Dès lors, pour nous, la nouvelle de cette rencontre d’u type nouveau tombe comme une confirmation de notre évaluation et ligne d’action. Après la marche du 23 septembre, nous avions identifié les deux verrous qui nous clouaient. Évidemment le cloisonnement entre les organisations du mouvement social et celles du combat politique. Mais aussi la division syndicale qui bloquait la dynamique possible d’un mouvement du type de celui dont nous avons besoin. Avec le travail accompli depuis la manifestation générale de Marseille le 14 avril puis les marches du 5 mai et enfin du 26 mai, étape par étape, nous avons fait la démonstration commune de la force du rassemblement décloisonné.

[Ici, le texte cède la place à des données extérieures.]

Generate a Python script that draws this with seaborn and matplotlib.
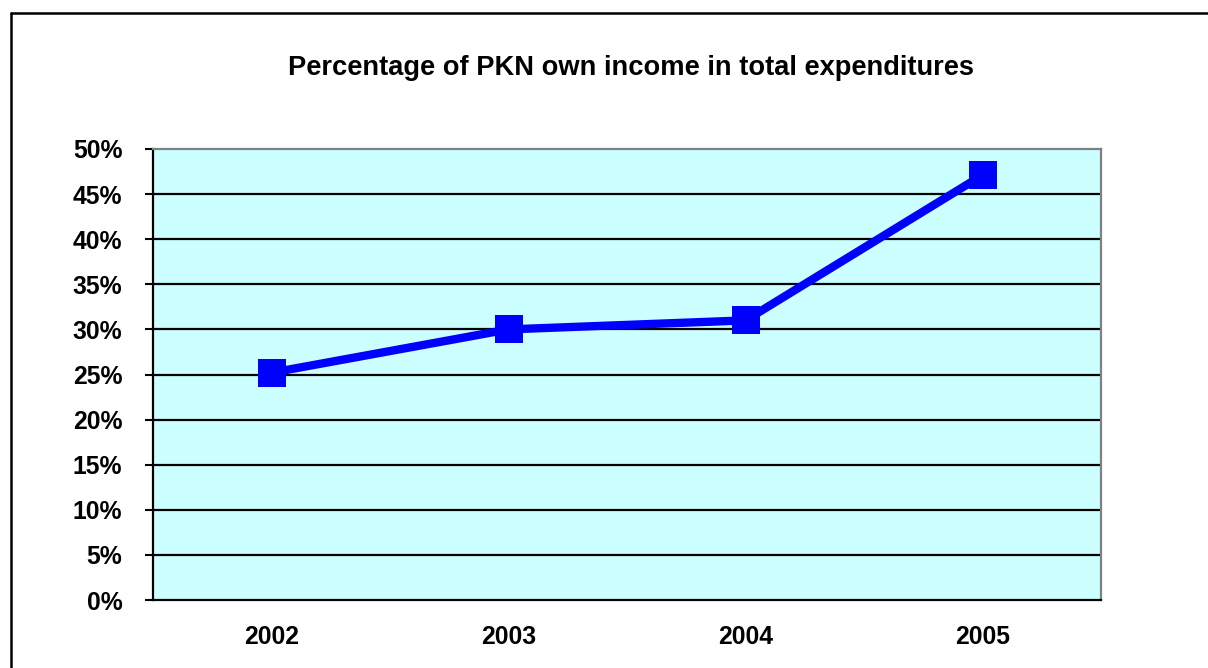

Nous n’avons pas été dupes de l’origine de la sous-estimation syndicale de la mobilisation de la marée citoyenne. Mais cela n’a impressionné que les dupes qui croient à la propagande du parti médiatique et des agents d’influence qui les font parler. Ce fut d’ailleurs de leur point de vue une belle erreur. Car loin de démobiliser, le résultat réel a été connu de bas en haut. Et en haut aussi. Et même surtout. Le congrès FO tombait en plein milieu de cet évènement. Au total, donc, une nouvelle configuration se dessine à la veille du grand choc sur le régime des retraites et de la fonction publique.

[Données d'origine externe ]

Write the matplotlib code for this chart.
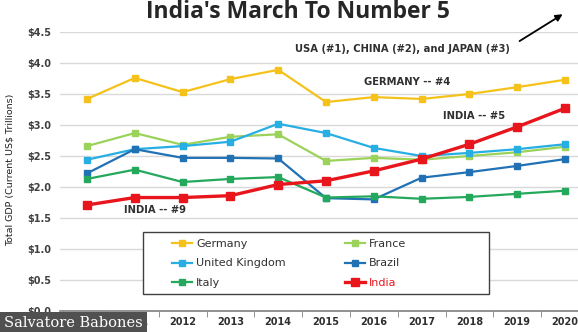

Dans la même séquence arrive au plan purement politique la réforme de la Constitution. À cette heure, la droite n’en veut pas plus que nous, chacun pour ses raisons. Cette réforme va résonner dans les syndicats. D’abord à cause de la réforme du conseil économique et social qui les concerne directement. Ensuite parce que la diminution du nombre des membres de ce conseil fait écho à celle des députés et sénateurs. Et que le tout a le même sens autoritaire que j’évoquais plus haut.

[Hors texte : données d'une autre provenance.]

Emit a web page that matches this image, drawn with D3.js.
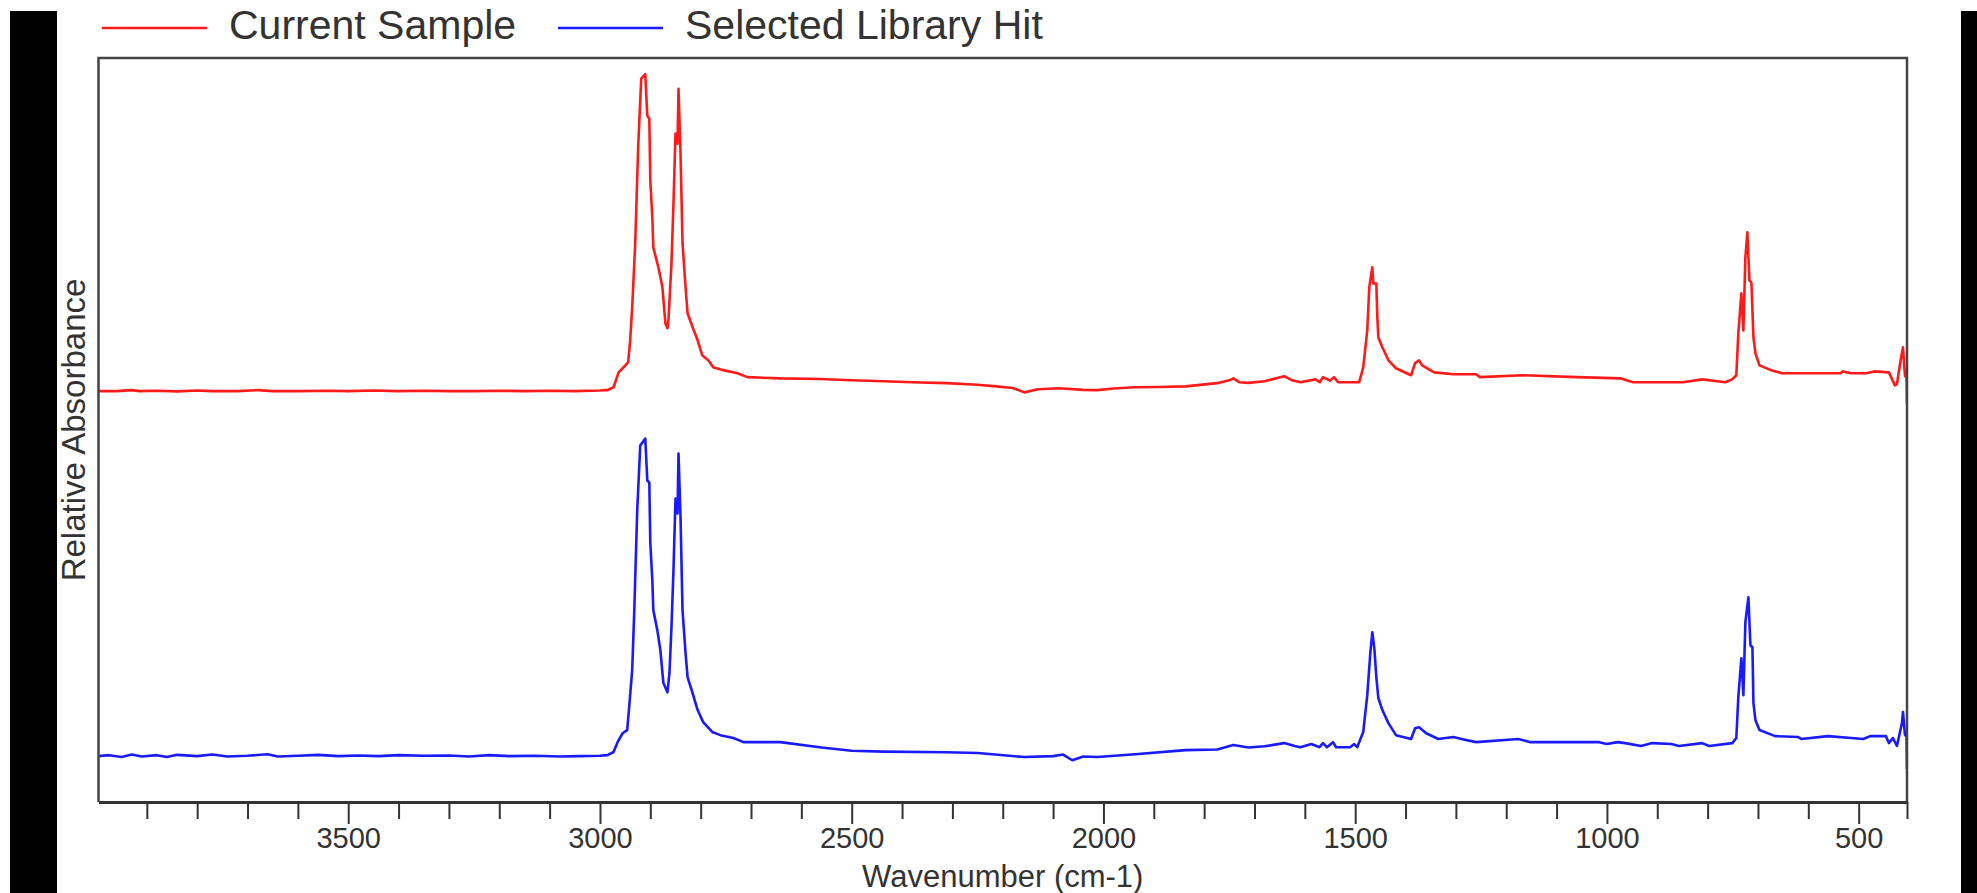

Tout cela créé une ambiance, un contexte. Une tenaille peut se mettre en place contre le plan de marche du pouvoir. Et cela au moment où le régime est devenu beaucoup plus faible. En moins d’un an, le président de riches semble avoir déjà été aussi usé que Hollande en fin de mandat dans l’esprit des gens du commun. J’estime donc que nous avons tous bien travaillé. Et la suite sera à notre main, celle du front populaire que les évènements dessinent et que les agressions de Macron poussent à jaillir. Mais bien sûr, le référendum sur les institutions qui semble inéluctable n’est pas gagné d’avance. Ni perdu.